Blue Jays

Photo copyright Mike Lubchenko

If it were not commonplace to see feisty Blue Jays (Cyanocitta cristata) squabbling and scrapping in our parks and back yards, how exotic and beautiful they would seem. Their plumage exhibits two rich tones of blue accented by black and white spotted stripes. We may also take feathers for granted, but they are one of the most complex structures in nature. Feathers evolved earlier than once thought, as revealed by remarkable fossils of feathered dinosaurs found in China in the early 1990s.
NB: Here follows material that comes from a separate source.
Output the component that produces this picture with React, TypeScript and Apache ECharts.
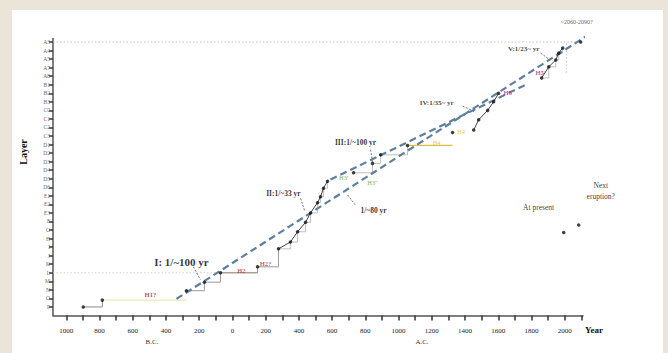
import React, { useEffect, useRef } from "react";
import * as echarts from "echarts";

// ---------- data ----------
const layerLabels = [
  "P", "O", "N", "M", "L", "K", "J", "I", "H", "G", "F", "E3", "E2", "E1", "D6", "D5",
  "D4", "D3", "D2", "D1", "C3", "C2", "C1", "C0", "B3", "B2", "B1", "A8", "A7", "A5", "A4", "A3",
];
const layerTicks = [
  0, 1, 2, 3, 4, 5, 6, 7, 8, 9, 10, 11, 12, 13, 14, 15,
  16, 17, 18, 19, 20, 21, 22, 23, 24, 25, 26, 27, 28, 29, 30, 31,
];
const tickYears = [
  -1000, -900, -800, -700, -600, -500, -400, -300, -200, -100, 0, 100, 200, 300, 400, 500,
  600, 700, 800, 900, 1000, 1100, 1200, 1300, 1400, 1500, 1600, 1700, 1800, 1900, 2000, 2100,
];
const labelYears = [-1000, -800, -600, -400, -200, 0, 200, 400, 600, 800, 1000, 1200, 1400, 1600, 1800, 2000];

// eruptions (year, layer position)
const earlyYears = [-898, -783];
const earlyLayers = [0, 0.8];
const stageIYears = [-277, -169, -72, 151];
const stageILayers = [1.9, 2.9, 4.0, 4.7];
const stageIIYears = [277, 349, 392, 440, 470, 512, 530, 548, 572];
const stageIILayers = [6.8, 7.6, 8.8, 9.9, 11.0, 12.2, 12.9, 13.9, 14.7];
const stageIIIYears = [729, 843, 892, 1054];
const stageIIILayers = [15.7, 16.8, 17.8, 18.9];
const stageIVYears = [1325, 1452, 1482, 1536, 1572, 1602];
const stageIVLayers = [20.4, 20.7, 21.9, 23.0, 24.0, 25.0];
const stageVYears = [1861, 1904, 1946, 1964, 1988];
const stageVLayers = [26.8, 28.1, 28.9, 29.7, 30.3];
const latestYear = 2096;
const latestLayer = 31;
const presentYears = [1994, 2084];
const presentLayers = [8.7, 9.6];

// trend lines
const trend80Years = [-337, 2139];
const trend80Layers = [0.94, 31.8];
const trend100Years = [590, 1765];
const trend100Layers = [14.9, 26.0];

// horizontal eruption bands
const h1Years = [-783, -277];
const h1Layer = 0.8;
const h2Years = [-72, 151];
const h2Layer = 4.0;
const h4Years = [1054, 1325];
const h4Layer = 18.9;

// ---------- annotations (anchored in data coords) ----------
type Note = { text: string; year: number; layer: number; kind: string };
const notes: Note[] = [
  { text: "I: 1/~100 yr", year: -307, layer: 5.3, kind: "big" },
  { text: "II:1/~33 yr", year: 307, layer: 13.3, kind: "mid" },
  { text: "III:1/~100 yr", year: 741, layer: 19.3, kind: "mid" },
  { text: "1/~80 yr", year: 849, layer: 11.3, kind: "mid" },
  { text: "IV:1/35~ yr", year: 1229, layer: 23.9, kind: "small" },
  { text: "V:1/23~ yr", year: 1753, layer: 30.2, kind: "small" },
  { text: "~2060-2090?", year: 2072, layer: 33.3, kind: "tiny" },
  { text: "At present", year: 1843, layer: 11.6, kind: "plain" },
  { text: "Next\neruption?", year: 2217, layer: 13.6, kind: "plain" },
  { text: "H1?", year: -494, layer: 1.4, kind: "h1" },
  { text: "H2", year: 54, layer: 4.3, kind: "h2" },
  { text: "H2?", year: 199, layer: 5.1, kind: "h2" },
  { text: "H3'", year: 669, layer: 15.2, kind: "h3" },
  { text: "H3''", year: 843, layer: 14.6, kind: "h3" },
  { text: "H4", year: 1229, layer: 19.3, kind: "h4" },
  { text: "H4'", year: 1380, layer: 20.5, kind: "h4" },
  { text: "H5", year: 1657, layer: 25.1, kind: "h5" },
  { text: "H5'", year: 1855, layer: 27.4, kind: "h5" },
];

const pointerYears = [
  [-235, -193], [410, 434], [831, 843], [693, 741], [1386, 1464], [1855, 1898], [2139, 2139], [2175, 2175],
];
const pointerLayers = [
  [4.7, 3.2], [12.7, 11.3], [18.4, 17.0], [13.1, 11.9], [23.5, 22.8], [29.7, 29.1], [32.6, 31.6], [12.5, 9.8],
];

const SERIF = "'Liberation Serif', 'DejaVu Serif', serif";

const noteStyles: Record<string, any> = {
  big: { fontSize: 11, fontWeight: "bold", color: "#000" },
  mid: { fontSize: 7.5, fontWeight: "bold", color: "#000" },
  small: { fontSize: 7, fontWeight: "bold", color: "#111" },
  tiny: { fontSize: 6, color: "#333" },
  plain: { fontSize: 7.5, color: "#000", lineHeight: 11 },
  h1: { fontSize: 6.5, color: "#9b2040", fontWeight: "bold" },
  h2: { fontSize: 6.5, color: "#c0303a", fontWeight: "bold" },
  h3: { fontSize: 6.5, color: "#5e9a3a" },
  h4: { fontSize: 6.5, color: "#e0c020" },
  h5: { fontSize: 6.5, color: "#b0279e", fontWeight: "bold" },
};

const zip = (xs: number[], ys: number[]) => xs.map((x, i) => [x, ys[i]]);

function buildOption(): any {
  const allDots = [
    ...zip(earlyYears, earlyLayers),
    ...zip(stageIYears, stageILayers),
    ...zip(stageIIYears, stageIILayers),
    ...zip(stageIIIYears, stageIIILayers),
    ...zip(stageIVYears, stageIVLayers),
    ...zip(stageVYears, stageVLayers),
    [latestYear, latestLayer],
    ...zip(presentYears, presentLayers),
  ];

  const line = (data: number[][], style: any, extra: any = {}) => ({
    type: "line",
    data,
    symbol: "none",
    silent: true,
    clip: false,
    lineStyle: style,
    z: 3,
    ...extra,
  });

  const series: any[] = [];

  // dotted guide lines
  series.push(line([[-1080, latestLayer], [latestYear, latestLayer]], { color: "#c4c4c4", width: 1, type: [1.5, 2] }));
  series.push(line([[-1080, h2Layer], [stageIYears[2], h2Layer]], { color: "#d2d2d2", width: 1, type: [1.5, 2] }));
  series.push(line([[2010, 27.4], [2010, latestLayer]], { color: "#c4c4c4", width: 1, type: [1.5, 2] }));

  // coloured eruption bands
  series.push(line(h1Years.map((y) => [y, h1Layer]), { color: "#eee3a8", width: 1 }));
  series.push(line(h2Years.map((y) => [y, h2Layer]), { color: "#b89a80", width: 1 }));
  series.push(line(h4Years.map((y) => [y, h4Layer]), { color: "#d9c23a", width: 1.2 }));

  // step lines
  series.push(line(zip(earlyYears, earlyLayers), { color: "#8a8a8a", width: 1 }, { step: "end" }));
  series.push(
    line([...zip(stageIYears, stageILayers), [stageIIYears[0], stageIILayers[0]]], { color: "#9a9a9a", width: 1 }, { step: "end" })
  );
  series.push(line(zip(stageIIYears, stageIILayers), { color: "#b0b0b0", width: 0.8 }, { step: "end" }));
  series.push(line(zip(stageIIIYears, stageIIILayers), { color: "#b0b0b0", width: 0.8 }, { step: "end" }));
  series.push(line(zip(stageVYears, stageVLayers), { color: "#b0b0b0", width: 0.8 }, { step: "end" }));

  // trend dashed lines
  series.push(line(zip(trend80Years, trend80Layers), { color: "#5f7f9f", width: 2.2, type: [7, 4] }, { z: 4 }));
  series.push(line(zip(trend100Years, trend100Layers), { color: "#5f7f9f", width: 2.2, type: [7, 4] }, { z: 4 }));

  // solid stage lines
  series.push(line(zip(stageIIYears, stageIILayers), { color: "#444", width: 1 }, { z: 5 }));
  series.push(line(zip(stageIVYears.slice(1), stageIVLayers.slice(1)), { color: "#444", width: 1 }, { z: 5 }));
  series.push(line(zip(stageVYears, stageVLayers), { color: "#444", width: 1 }, { z: 5 }));

  // pointers
  pointerYears.forEach((ys, i) => {
    series.push(line(zip(ys, pointerLayers[i]), { color: "#666", width: 0.9, type: [2, 1.5] }));
  });

  // dots
  series.push({
    type: "scatter",
    data: allDots,
    symbolSize: 3.5,
    itemStyle: { color: "#111" },
    silent: true,
    clip: false,
    z: 6,
  });

  // annotation labels
  series.push({
    type: "scatter",
    symbolSize: 0,
    silent: true,
    clip: false,
    z: 7,
    itemStyle: { color: "transparent" },
    data: notes.map((n) => ({
      value: [n.year, n.layer],
      label: {
        show: true,
        position: "inside",
        formatter: n.text,
        fontFamily: SERIF,
        textBorderWidth: 0,
        textShadowBlur: 0,
        ...noteStyles[n.kind],
      },
    })),
  });

  return {
    animation: false,
    backgroundColor: "transparent",
    grid: { left: 53, right: 85, top: 38.6, bottom: 37.5 },
    xAxis: {
      type: "value",
      min: -1080,
      max: 2110,
      splitLine: { show: false },
      axisLine: { onZero: false, lineStyle: { color: "#555", width: 1.5 } },
      axisTick: { customValues: tickYears, length: 5, lineStyle: { color: "#333", width: 1.5 } },
      axisLabel: {
        customValues: labelYears,
        formatter: (v: number) => String(Math.abs(v)),
        fontSize: 7,
        fontFamily: SERIF,
        color: "#222",
        margin: 12,
      },
    },
    yAxis: {
      type: "value",
      min: -1,
      max: 31.4,
      splitLine: { show: false },
      axisLine: { show: true, onZero: false, lineStyle: { color: "#555", width: 1.5 } },
      axisTick: { show: true, customValues: layerTicks, length: 4, lineStyle: { color: "#333", width: 1.5 } },
      axisLabel: {
        customValues: layerTicks,
        formatter: (v: number) => layerLabels[Math.round(v)] ?? "",
        fontSize: 5.5,
        fontFamily: SERIF,
        color: "#666",
        margin: 3,
      },
    },
    graphic: [
      {
        type: "text",
        x: 23,
        y: 152,
        rotation: Math.PI / 2,
        style: { text: "Layer", font: `bold 10px ${SERIF}`, fill: "#111", textAlign: "center", textVerticalAlign: "middle" },
      },
      {
        type: "text",
        x: 585,
        y: 330,
        style: { text: "Year", font: `bold 9px ${SERIF}`, fill: "#111", textAlign: "left", textVerticalAlign: "middle" },
      },
      {
        type: "text",
        x: 152,
        y: 342,
        style: { text: "B.C.", font: `7px ${SERIF}`, fill: "#333", textAlign: "center", textVerticalAlign: "middle" },
      },
      {
        type: "text",
        x: 422,
        y: 342,
        style: { text: "A.C.", font: `7px ${SERIF}`, fill: "#333", textAlign: "center", textVerticalAlign: "middle" },
      },
    ],
    series,
  };
}

export default function App() {
  const ref = useRef<HTMLDivElement>(null);
  useEffect(() => {
    if (!ref.current) return;
    const chart = echarts.init(ref.current, undefined, { renderer: "svg" });
    chart.setOption(buildOption());
    return () => chart.dispose();
  }, []);
  return (
    <div style={{ position: "fixed", left: 0, top: 0, width: 668, height: 353, background: "#ebe4d8" }}>
      <div style={{ position: "absolute", left: 12, top: 10, width: 651, height: 343, background: "#ffffff" }} />
      <div ref={ref} style={{ position: "absolute", left: 0, top: 0, width: 668, height: 353 }} />
    </div>
  );
}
This feather, lost by a Bluejay, is a flight (wing) feather. Built around a strong, off-center vane, it is stiffened to press against the air on a downstroke. Its color is not the result of pigment, as are brown, black, or yellow feathers, nor is it the result of iridescence, as are the feathers of a hummingbird. Instead this brilliant blue results when sunlight is scattered by tiny air pockets in the fine barbs of the feather.

Feathers perform many functions for birds (and presumably, feathered dinosaurs). In addition to lifting birds into the sky, feathers provide thermal insulation and waterproofing. Feathers’ coloration may protect a bird by visually blending it into its habitat, or help the bird stand out and communicate its presence to the opposite sex. Many birds use feathers to line their nests. Although a single feather is very light, a bird’s full plumage is two to three times heavier than its skeleton.

Feathers get worn and are replaced through molting, but the feather in this photo doesn’t look too badly worn. Perhaps its former owner lost it in a tussle with another Jay or a would-be predator. Unfortunate for the Blue Jay, but fortunate for us to see such beauty close up.